The sense Johnson got from the GM, he said, was that the team was not close to any deals.
“(Rizzo) is always trying to do something to help the club,” Johnson said. “But I didn’t feel like there was anything imminent. And I kind of knew that.”
But Johnson also stressed that the Nationals’ evaluation of their own talent has changed little. He focused on taking it day-by-day and trying to win series. Essentially, he wanted the Nationals to keep their focus on improving themselves before they worried about any kind of race.
That said, and despite the fact that they opened the day with a 52-55 record and were 10 games back in the National League East, Johnson maintained his firm belief that the Nationals could still play to their potential and make a run, even revisiting his offseason prediction of ‘World Series or bust.’
“I said going into (2012) if everybody played up to their potential we could win our division and everybody did that,” Johnson said. “Young guys were a big part of our success last year. But having young guys in a role sitting on the bench, coming off the bench, we were not capable of that (this year). A couple of young guys and a couple new additions didn’t play like they’re capable of.

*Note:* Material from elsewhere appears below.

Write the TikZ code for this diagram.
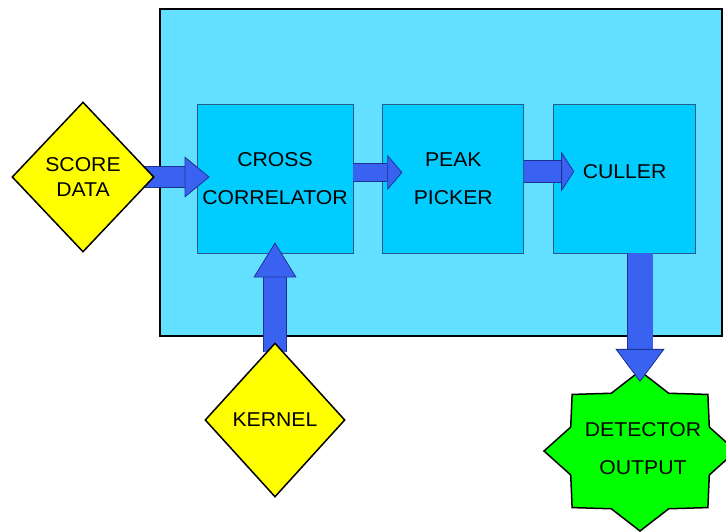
\documentclass[tikz,border=0pt]{standalone}
\usepackage{fontspec}
\setmainfont{Liberation Sans}[FakeStretch=1.06]
\usetikzlibrary{positioning, arrows.meta, shapes.geometric}
\pgfdeclarelayer{front}
\pgfsetlayers{main,front}
\definecolor{outercyan}{RGB}{99,224,255}
\definecolor{blockcyan}{RGB}{0,204,255}
\definecolor{blockedge}{RGB}{40,90,140}
\definecolor{arrblue}{RGB}{58,98,240}
\definecolor{arredge}{RGB}{30,50,150}
\definecolor{inyellow}{RGB}{255,255,0}
\definecolor{outgreen}{RGB}{0,255,0}

\begin{document}
\begin{tikzpicture}[x=1pt, y=-1pt, node distance=29pt,
      block/.style={draw=blockedge, fill=blockcyan, line width=0.8pt,
                    minimum height=149pt, align=center,
                    font=\fontsize{20}{38}\selectfont},
      input/.style={diamond, draw=black, fill=inyellow, line width=1.5pt,
                    inner sep=0pt, aspect=1, align=center,
                    font=\fontsize{20}{25}\selectfont},
      fatarr/.style n args={3}{draw=arrblue, line width=#1,
                    -{Triangle[length=#3, width=#2, color=arredge, fill=arrblue, line width=0.8pt]},
                    preaction={draw=arredge, line width=#1+1.6pt, arrows=-, shorten >=#3}}]
    \useasboundingbox (0,0) rectangle (726,531);
    % inputs sit above the arrows
    \begin{pgfonlayer}{front}
      \node[input, minimum width=142pt, minimum height=150pt] (score)  at (83,177)  {SCORE\\DATA};
      \node[input, minimum width=140pt, minimum height=154pt] (kernel) at (275,420) {KERNEL};
    \end{pgfonlayer}
    \node[draw=black, fill=outercyan, line width=2pt,
          minimum width=562pt, minimum height=327pt] (system) at (441,172.5) {};
    \node[block, minimum width=156pt]                   (xcorr)  at (275,178.5) {CROSS\\CORRELATOR};
    \node[block, minimum width=141pt, right=of xcorr]   (picker) {PEAK\\PICKER};
    \node[block, minimum width=142pt, right=of picker, text depth=13pt]
                                                        (culler) {CULLER};
    % output star
    \begin{scope}[shift={(640,451)}, xscale=1.2]
      \node[star, star points=8, star point ratio=1.28, minimum size=160pt, inner sep=0pt,
            draw=black, fill=outgreen, line width=1.5pt, transform shape] (detector) at (0,0) {};
    \end{scope}
    \node[align=center, font=\fontsize{20}{38}\selectfont] (detlabel) at (643,449) {DETECTOR\\OUTPUT};
    \draw[fatarr={20pt}{41pt}{25pt}] ([xshift=-10pt]score.east) -- ([xshift=13pt]score.east -| xcorr.west);
    \draw[fatarr={17pt}{35pt}{15pt}] ([yshift=6pt]xcorr.east) -- ([xshift=20pt,yshift=6pt]picker.west);
    \draw[fatarr={21pt}{40pt}{13pt}] ([yshift=7pt]picker.east) -- ([xshift=21pt,yshift=7pt]culler.west);
    \draw[fatarr={25pt}{49pt}{33pt}] (detector.north |- culler.south) -- ([yshift=-12pt]detector.north);
    \draw[fatarr={22pt}{43pt}{35pt}] ([yshift=-10pt]kernel.north) -- ([yshift=11pt]xcorr.south);
  \end{tikzpicture}
\end{document}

“You don’t just tear up the talent pool and make big change for the sake of making change. I don’t regret saying ‘World Series or bust,’ (even though) it’s looking more like bust. This is my last go-around anyway but what I want to do is what’s best for the organization. I want this organization to continue being a first-division balcllub. The Lerner family’s done that, Rizzo’s done that, we’re just not holding up our end on the field. But I am optimistic with this team.”
The Nationals’ time is getting short, and shorter with each game they let slip away, but Johnson again pointed to the Los Angeles Dodgers, who went from last in the NL West to first with an historic run the last few weeks. The Dodgers went 27-6 in 33 games — the best such stretch for any Dodger team since they moved to Los Angeles.
“We do have the talent,” Johnson said. “We’re not out of this thing. We’re still in this thing. I like the way our schedule is stacking up the rest of the way. We can do similar to what the Dodgers did. I like my talent here, too.”
The July 31 trade deadline also marks the start of the waiver deal period in baseball, and the Nationals could be active throughout August in making deals with players who clear waivers, if they’re so inclined.